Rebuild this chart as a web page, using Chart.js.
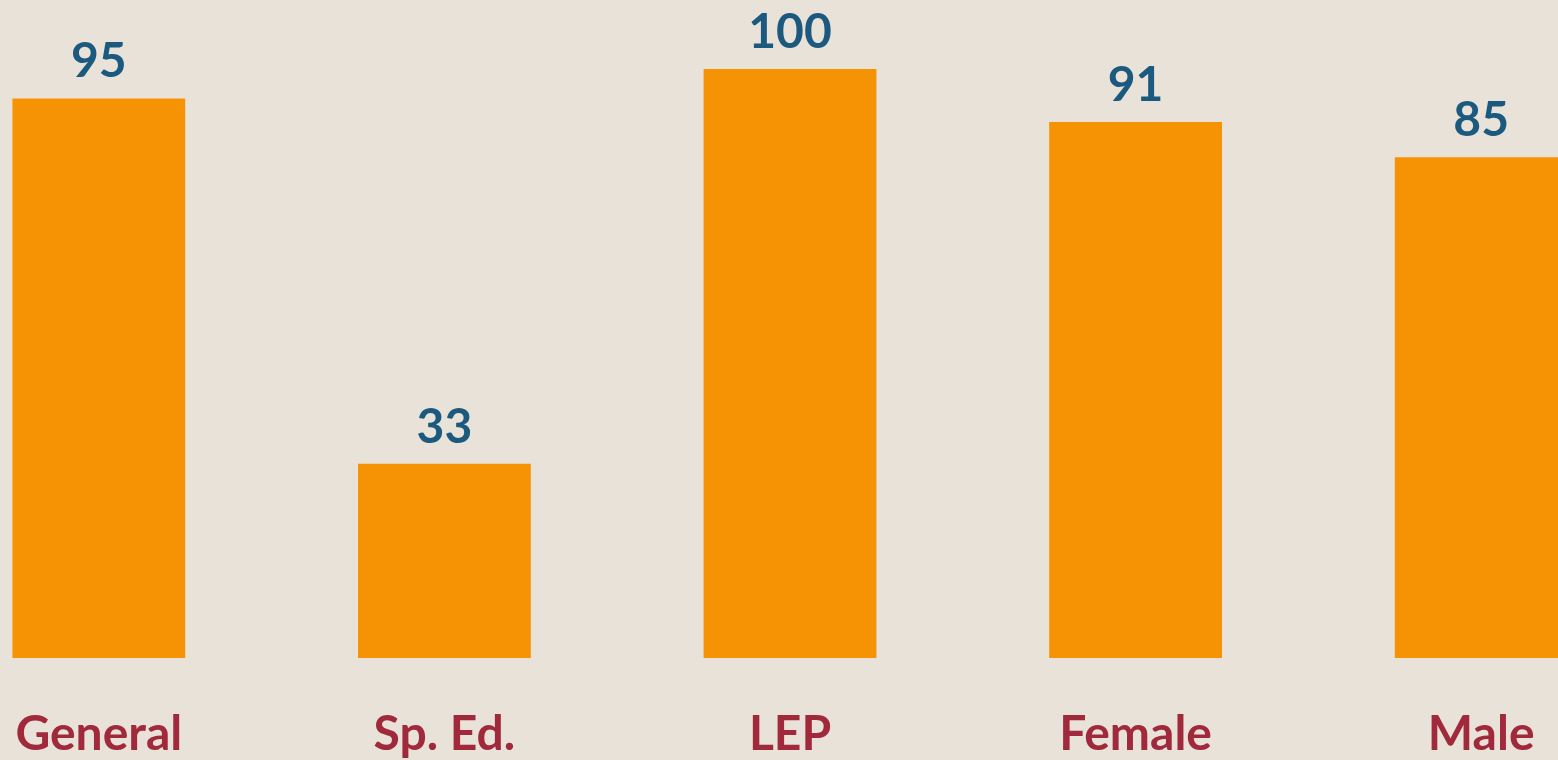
<!DOCTYPE html>
<html lang="en">
<head>
<meta charset="utf-8">
<title>Group scores</title>
<script src="https://cdn.jsdelivr.net/npm/chart.js@4/dist/chart.umd.min.js"></script>
<style>
    html, body {
        margin: 0;
        padding: 0;
        width: 1558px;
        height: 760px;
        overflow: hidden;
        background: #E9E2D9;
    }

    /* chart is wider than the window: first and last bars run off the edges */
    #chartWrap {
        position: absolute;
        left: -74px;
        top: 0;
        width: 1728px;
        height: 760px;
    }
</style>
</head>
<body>

<div id="chartWrap">
    <canvas id="scoreChart"></canvas>
</div>

<script>
"use strict";

/*==========================================================
    DATA
==========================================================*/

const categories = ["General", "Sp. Ed.", "LEP", "Female", "Male"];

const scores = [95, 33, 100, 91, 85];

const valueMin = 0;
const valueMax = 100;



/*==========================================================
    STYLE
==========================================================*/

const colors = {
    bar: "#F59305",
    value: "#1B5A7E",
    category: "#A02A3B"
};

const labelFont = "700 48px Lato, 'Open Sans', sans-serif";



/*==========================================================
    LABEL PLUGIN
    Values above each bar, category names under the chart.
==========================================================*/

const barLabels = {

    id: "barLabels",

    afterDatasetsDraw(chart) {

        const ctx = chart.ctx;
        const meta = chart.getDatasetMeta(0);

        ctx.save();
        ctx.font = labelFont;
        ctx.textAlign = "center";
        ctx.textBaseline = "alphabetic";

        meta.data.forEach((bar, index) => {

            ctx.fillStyle = colors.value;
            ctx.fillText(String(scores[index]), bar.x, bar.y - 21);

            ctx.fillStyle = colors.category;
            ctx.fillText(categories[index], bar.x, 750);

        });

        ctx.restore();

    }

};



/*==========================================================
    CHART
==========================================================*/

new Chart(document.getElementById("scoreChart"), {

    type: "bar",

    data: {

        labels: categories,

        datasets: [
            {
                data: scores,
                backgroundColor: colors.bar,
                borderWidth: 0,
                barPercentage: 0.5,
                categoryPercentage: 1
            }
        ]

    },

    options: {

        responsive: true,
        maintainAspectRatio: false,
        animation: false,

        layout: {
            padding: { top: 69, bottom: 102, left: 0, right: 0 }
        },

        scales: {

            x: {
                display: false
            },

            y: {
                display: false,
                min: valueMin,
                max: valueMax
            }

        },

        plugins: {
            legend: { display: false },
            tooltip: { enabled: false }
        }

    },

    plugins: [barLabels]

});
</script>

</body>
</html>
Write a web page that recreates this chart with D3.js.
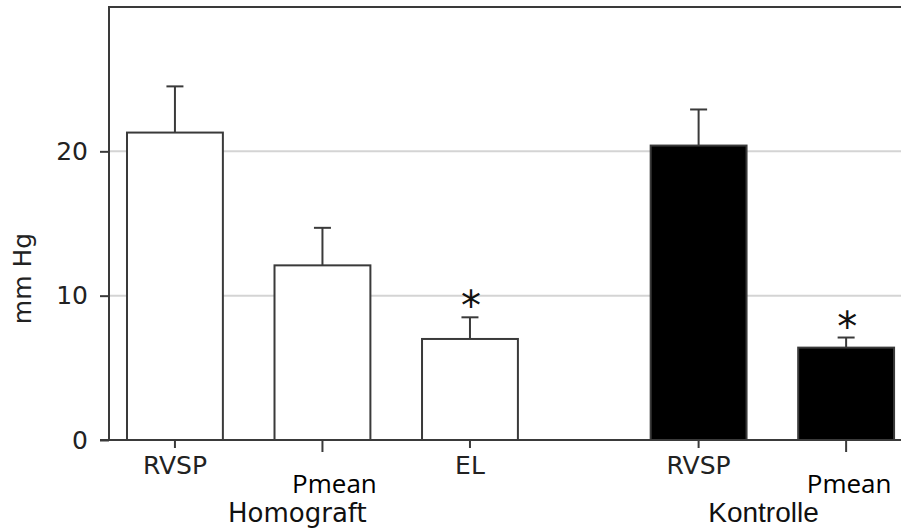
<!DOCTYPE html>
<html>
<head>
<meta charset="utf-8">
<script src="https://cdn.jsdelivr.net/npm/d3@7"></script>
<style>
  body { margin: 0; background: #fff; }
  svg { display: block; }
</style>
</head>
<body>
<svg id="chart" width="901" height="528"></svg>
<script>
const categories = ['RVSP', 'Pmean', 'EL', 'RVSP', 'Pmean'];
const groups = ['Homograft', 'Homograft', 'Homograft', 'Kontrolle', 'Kontrolle'];
const slots = [0, 1, 2, 3.55, 4.55];
const means = [21.3, 12.1, 7.0, 20.4, 6.4];
const errors = [3.2, 2.6, 1.5, 2.5, 0.7];
const significant = [false, false, true, false, true];
const yTicks = [0, 10, 20];
const groupLabels = ['Homograft', 'Kontrolle'];
const groupCenters = [0.83, 3.99];

function drawChart() {
  const svg = d3.select('#chart');

  const width = 901,
    height = 528,
    margin = {top: 7, right: 0, bottom: 88, left: 109};

  const bars = categories.map((c, i) => ({
    name: c,
    group: groups[i],
    slot: slots[i],
    mean: means[i],
    err: errors[i],
    sig: significant[i]
  }));

  const x = d3.scaleLinear()
    .domain([-0.447, 4.922])
    .range([margin.left, width - margin.right]);

  const y = d3.scaleLinear()
    .domain([0, 30])
    .range([height - margin.bottom, margin.top]);

  const barW = x(0.65) - x(0);
  const ink = '#3a3a3a';

  // gridlines
  svg.append('g')
    .selectAll('line')
    .data(yTicks.filter(d => d > 0))
    .join('line')
      .attr('x1', margin.left)
      .attr('x2', width)
      .attr('y1', d => y(d))
      .attr('y2', d => y(d))
      .attr('stroke', '#d4d4d4')
      .attr('stroke-width', 2);

  // bars
  svg.append('g')
    .selectAll('rect')
    .data(bars)
    .join('rect')
      .attr('x', d => x(d.slot) - barW / 2)
      .attr('y', d => y(d.mean))
      .attr('width', barW)
      .attr('height', d => y(0) - y(d.mean))
      .attr('fill', d => d.group === 'Kontrolle' ? '#000' : '#fff')
      .attr('stroke', ink)
      .attr('stroke-width', 2);

  // error bars
  const eb = svg.append('g')
    .attr('stroke', ink)
    .attr('stroke-width', 2);

  eb.selectAll('line.stem')
    .data(bars)
    .join('line')
      .attr('class', 'stem')
      .attr('x1', d => x(d.slot))
      .attr('x2', d => x(d.slot))
      .attr('y1', d => y(d.mean))
      .attr('y2', d => y(d.mean + d.err));

  eb.selectAll('line.cap')
    .data(bars)
    .join('line')
      .attr('class', 'cap')
      .attr('x1', d => x(d.slot) - 8.5)
      .attr('x2', d => x(d.slot) + 8.5)
      .attr('y1', d => y(d.mean + d.err))
      .attr('y2', d => y(d.mean + d.err));

  // significance asterisks
  svg.append('g')
    .selectAll('text')
    .data(bars.filter(d => d.sig))
    .join('text')
      .attr('x', d => x(d.slot) + 1)
      .attr('y', d => y(d.mean + d.err) + 3)
      .attr('text-anchor', 'middle')
      .attr('font-family', 'DejaVu Sans')
      .attr('font-size', 40)
      .attr('fill', '#111')
      .text('*');

  // frame: left and top
  svg.append('path')
    .attr('d', `M${margin.left},${y(0)}V${margin.top}H${width}`)
    .attr('fill', 'none')
    .attr('stroke', ink)
    .attr('stroke-width', 2);

  // y axis
  const yAxis = svg.append('g')
    .attr('transform', `translate(${margin.left}, 0)`)
    .call(d3.axisLeft(y).tickValues(yTicks).tickSize(9).tickPadding(12));
  yAxis.select('.domain').remove();
  yAxis.selectAll('line').attr('stroke', ink).attr('stroke-width', 2);
  yAxis.selectAll('text')
    .attr('font-family', 'DejaVu Sans')
    .attr('font-size', 25)
    .attr('fill', '#222');

  // x axis baseline
  svg.append('line')
    .attr('x1', margin.left - 9)
    .attr('x2', width)
    .attr('y1', y(0))
    .attr('y2', y(0))
    .attr('stroke', ink)
    .attr('stroke-width', 2);

  // x ticks
  svg.append('g')
    .selectAll('line')
    .data(bars)
    .join('line')
      .attr('x1', d => x(d.slot))
      .attr('x2', d => x(d.slot))
      .attr('y1', y(0))
      .attr('y2', d => y(0) + (d.name === 'Pmean' ? 12 : 8))
      .attr('stroke', ink)
      .attr('stroke-width', 2);

  // x category labels
  svg.append('g')
    .selectAll('text')
    .data(bars)
    .join('text')
      .attr('x', d => x(d.slot) + (d.name === 'Pmean' ? (d.group === 'Homograft' ? 12 : 3) : 0))
      .attr('y', d => d.name === 'Pmean' ? y(0) + 53 : y(0) + 34)
      .attr('text-anchor', 'middle')
      .attr('font-family', d => d.name === 'Pmean' ? 'Open Sans' : 'DejaVu Sans')
      .attr('font-size', d => d.name === 'Pmean' ? 26 : 25)
      .attr('fill', d => d.name === 'Pmean' ? '#000' : '#222')
      .text(d => d.name);

  // group labels
  svg.append('g')
    .selectAll('text')
    .data(groupLabels)
    .join('text')
      .attr('x', (d, i) => x(groupCenters[i]))
      .attr('y', y(0) + 82)
      .attr('text-anchor', 'middle')
      .attr('font-family', d => d === 'Kontrolle' ? 'Liberation Sans' : 'DejaVu Sans')
      .attr('font-size', d => d === 'Kontrolle' ? 28 : 26)
      .attr('fill', '#111')
      .text(d => d);

  // y axis title
  svg.append('text')
    .attr('transform', `translate(31, ${(y(0) + margin.top) / 2 + 55}) rotate(-90)`)
    .attr('text-anchor', 'middle')
    .attr('font-family', 'DejaVu Sans')
    .attr('font-size', 25)
    .attr('fill', '#222')
    .text('mm Hg');
}

drawChart();
</script>
</body>
</html>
○ ○ ○ ○ ○ ○ ○
Written instruction: From the first line above down to the line with "ctx.fillText(String(scores[index]), bar.x, bar.y", reproduce every line and no others, omitting pictures.

Full answer:
Rebuild this chart as a web page, using Chart.js.
<!DOCTYPE html>
<html lang="en">
<head>
<meta charset="utf-8">
<title>Group scores</title>
<script src="https://cdn.jsdelivr.net/npm/chart.js@4/dist/chart.umd.min.js"></script>
<style>
    html, body {
        margin: 0;
        padding: 0;
        width: 1558px;
        height: 760px;
        overflow: hidden;
        background: #E9E2D9;
    }

    /* chart is wider than the window: first and last bars run off the edges */
    #chartWrap {
        position: absolute;
        left: -74px;
        top: 0;
        width: 1728px;
        height: 760px;
    }
</style>
</head>
<body>

<div id="chartWrap">
    <canvas id="scoreChart"></canvas>
</div>

<script>
"use strict";

/*==========================================================
    DATA
==========================================================*/

const categories = ["General", "Sp. Ed.", "LEP", "Female", "Male"];

const scores = [95, 33, 100, 91, 85];

const valueMin = 0;
const valueMax = 100;



/*==========================================================
    STYLE
==========================================================*/

const colors = {
    bar: "#F59305",
    value: "#1B5A7E",
    category: "#A02A3B"
};

const labelFont = "700 48px Lato, 'Open Sans', sans-serif";



/*==========================================================
    LABEL PLUGIN
    Values above each bar, category names under the chart.
==========================================================*/

const barLabels = {

    id: "barLabels",

    afterDatasetsDraw(chart) {

        const ctx = chart.ctx;
        const meta = chart.getDatasetMeta(0);

        ctx.save();
        ctx.font = labelFont;
        ctx.textAlign = "center";
        ctx.textBaseline = "alphabetic";

        meta.data.forEach((bar, index) => {

            ctx.fillStyle = colors.value;
            ctx.fillText(String(scores[index]), bar.x, bar.y - 21);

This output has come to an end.